Lorsque Bruno Queysanne et Françoise Very créent en 1984 à Grenoble le Certificat d’études approfondies en architecture Les Métiers de l’Histoire de l’Architecture, édifice-ville-territoire, Pierre Saddy en devient un des piliers. En 1982, c’est lui qui inaugure le cycle de conférences que Dominique Lesterlin, responsable de la communication de l’École d’architecture de Grenoble, a mis en place. Perret, l’art de faire chanter le point d’appui présente un des axes clefs de la recherche de Saddy, le binôme Perret/Le Corbusier. Pierre Saddy a légué ses archives à l’École d’architecture de Grenoble en 2013.

Pierre Saddy a été très tôt internationalement reconnu comme un historien majeur de l’architecture, alors même qu’en France son travail n’était souvent compris, dans sa portée décapante et profonde tout à la fois, que par un cercle de connaisseurs et d’amis.
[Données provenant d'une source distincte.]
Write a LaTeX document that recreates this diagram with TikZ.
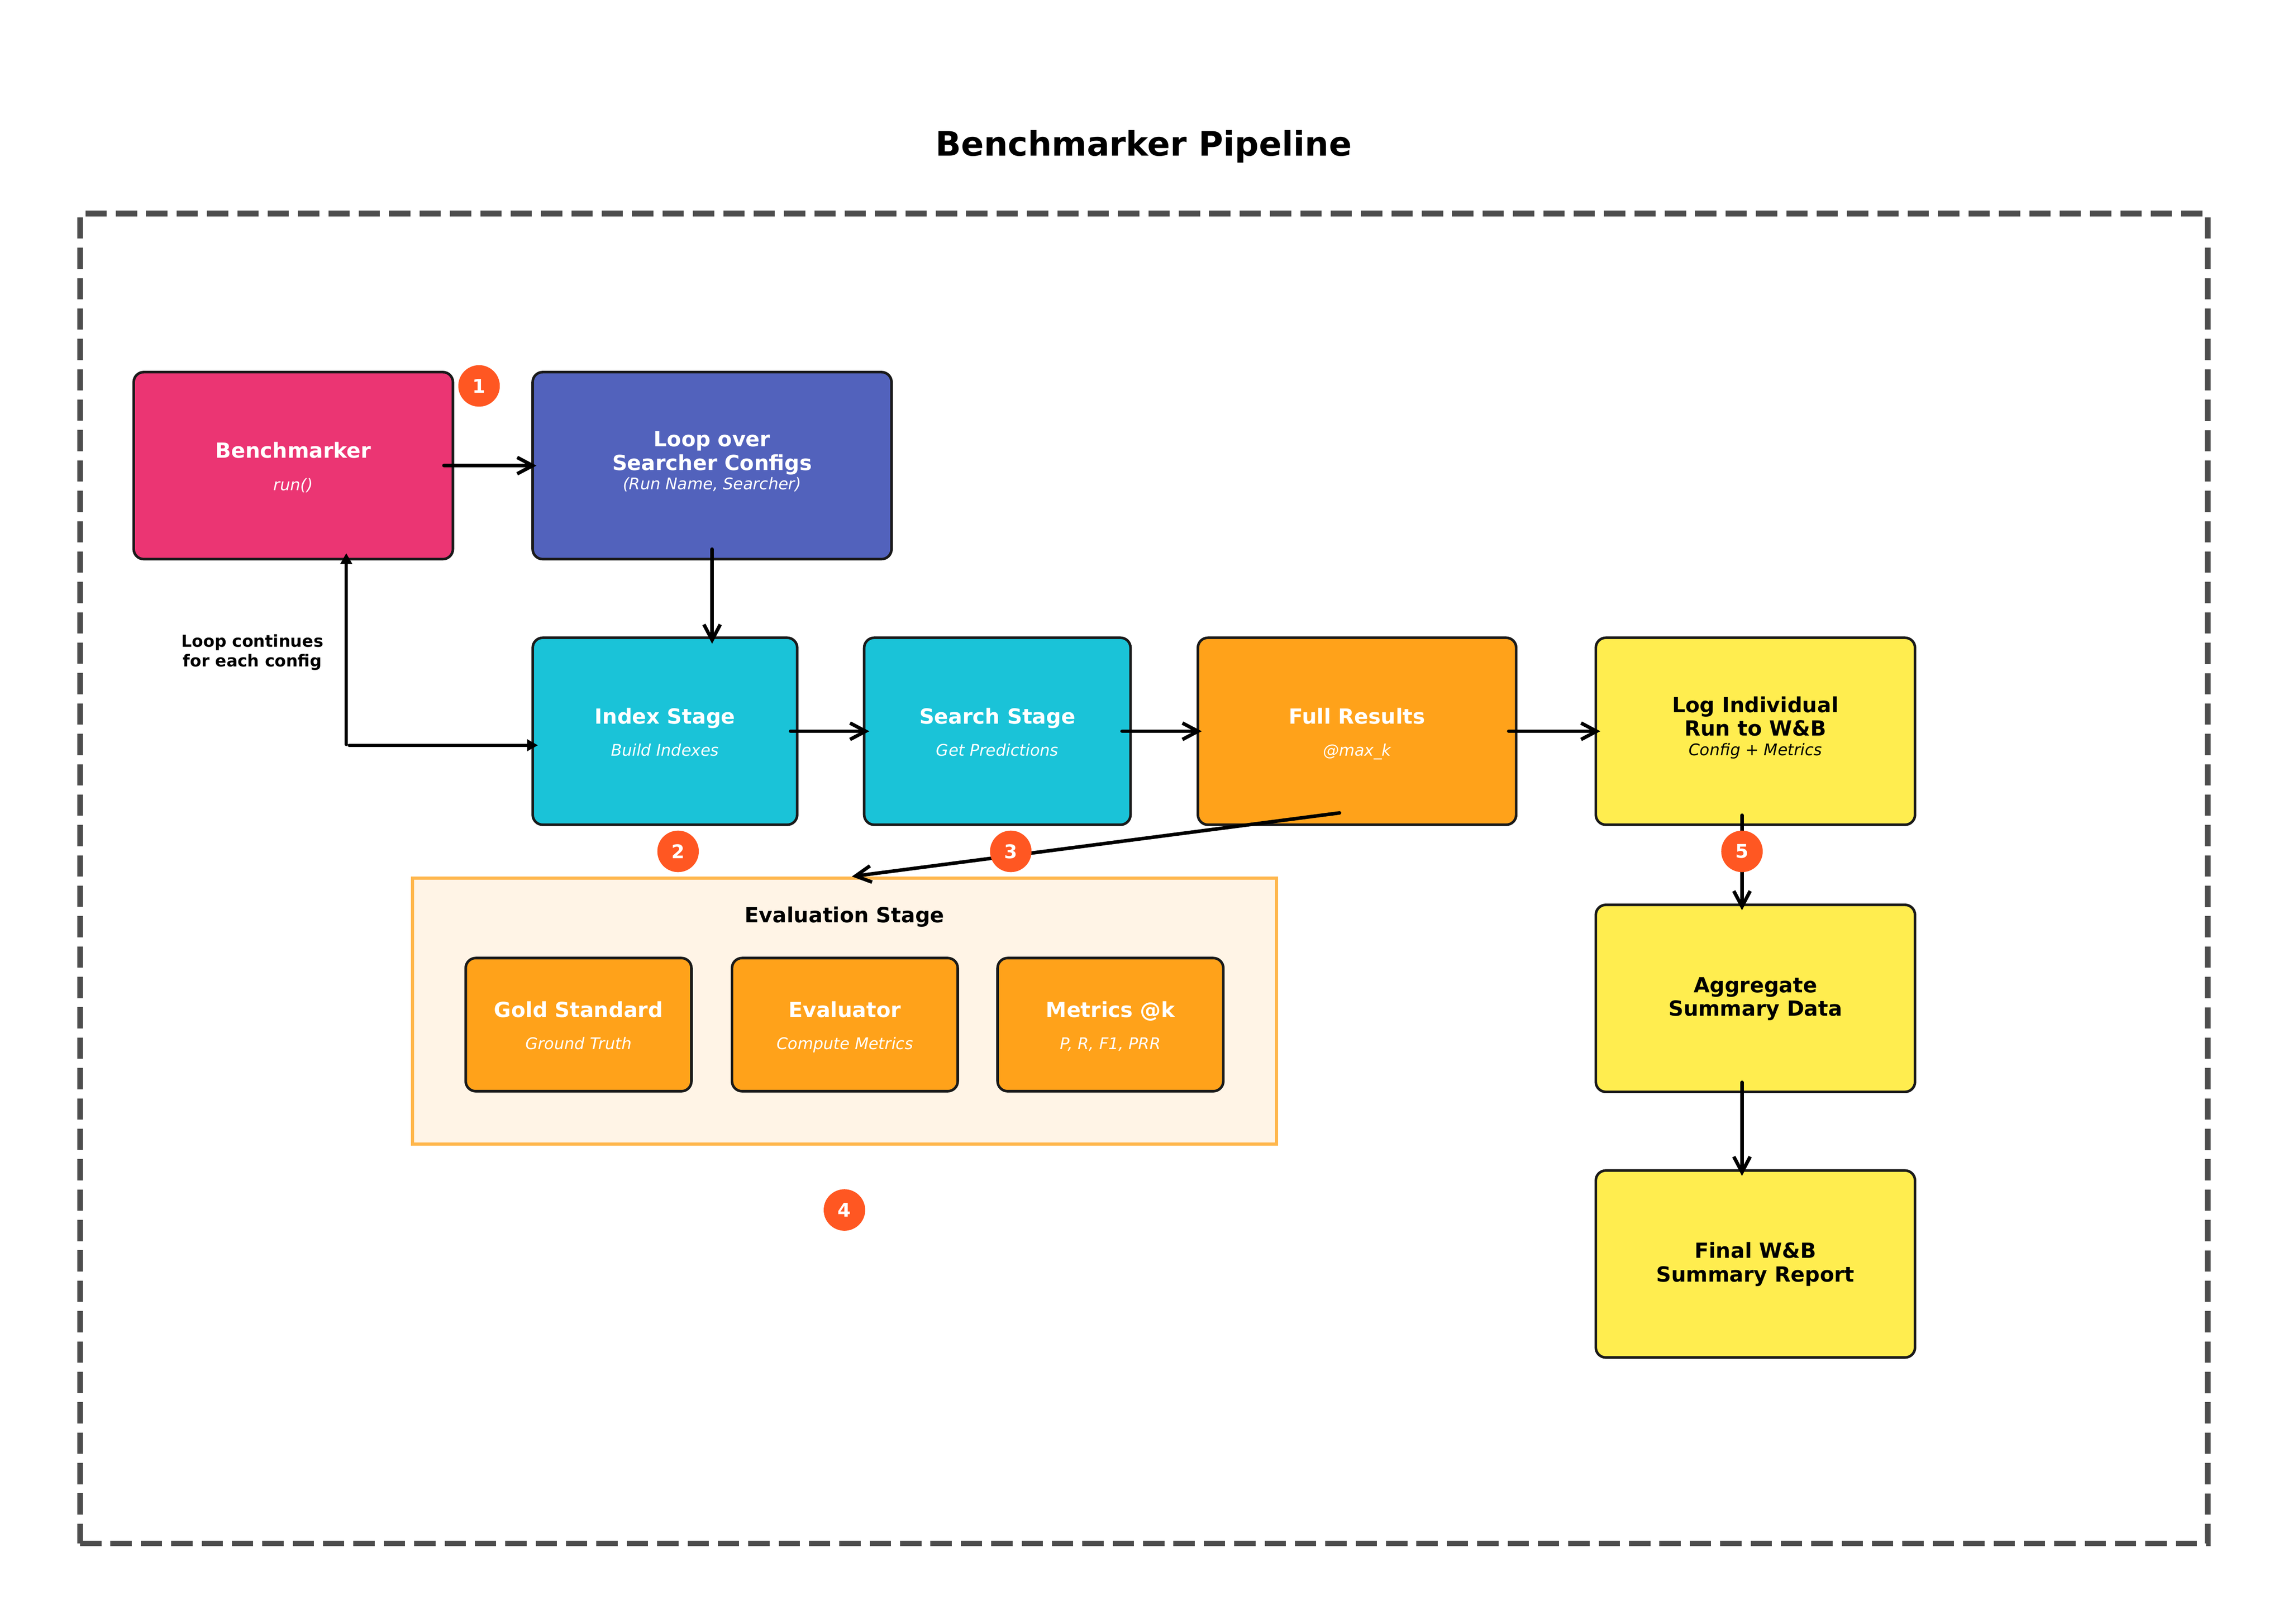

Son extraordinaire précision et acuité, dans une multiplicité d’intérêts qui vont du théâtre expérimental aux séminaires de Lacan, interroge inlassablement la place de l’architecture dans la culture comme dans la vie quotidienne.

La diversité de ses centres d’intérêt, articulés autour de la modernité constructive comme de l’avant-garde culturelle en général, en font un exemple phare de l’architecte-intellectuel du XXe siècle qui restera présent, espérons-le, grâce à l’exploitation de ses archives, ouvertes aux chercheurs.